Pydantic is another popular library for runtime type checking. However, it adds overhead during model creation and validation.
from pydantic import BaseModel
from typing import List
class StatisticsInput(BaseModel):
data: List[float]
class StatisticsOutput(BaseModel):
mean: float
first: float
def calculate_statistics(input_data: StatisticsInput) -> StatisticsOutput:
return StatisticsOutput(
mean=sum(input_data.data) / len(input_data.data),
first=input_data.data[0]
)
# Validates during model creation, but adds overhead
numbers = [1, "a", 3]
input_model = StatisticsInput(data=numbers)
---------------------------------------------------------------------------
ValidationError Traceback (most recent call last)
Cell In[14], line 19
17 # Validates during model creation, but adds overhead
18 numbers = [1, "a", 3]
---> 19 input_model = StatisticsInput(data=numbers)
File ~/book/venv/lib/python3.11/site-packages/pydantic/main.py:164, in BaseModel.__init__(__pydantic_self__, **data)
162 # `__tracebackhide__` tells pytest and some other tools to omit this function from tracebacks
163 __tracebackhide__ = True
--> 164 __pydantic_self__.__pydantic_validator__.validate_python(data, self_instance=__pydantic_self__)

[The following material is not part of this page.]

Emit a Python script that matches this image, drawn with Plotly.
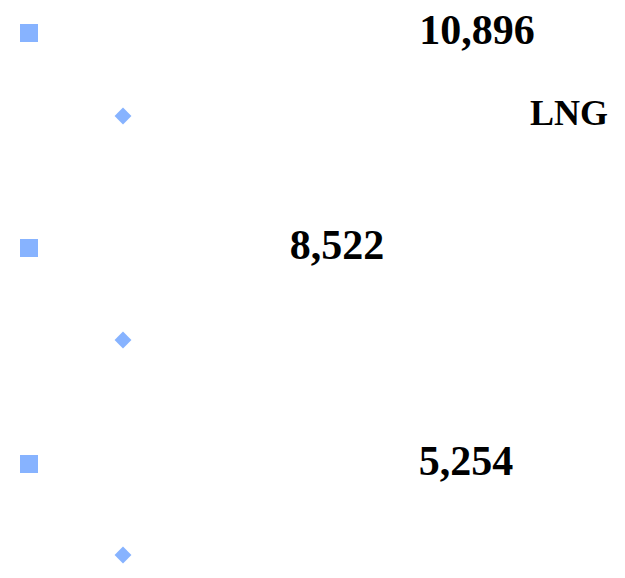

ValidationError: 1 validation error for StatisticsInput
data.1
Input should be a valid number, unable to parse string as a number [type=float_parsing, input_value='a', input_type=str]
For further information visit https://errors.pydantic.dev/2.5/v/float_parsing
Beartype offers efficient runtime type checking with constant time complexity. Its dynamic wrappers around functions and methods enable flexible and efficient type-checking, making it a great choice for ensuring type safety in your code.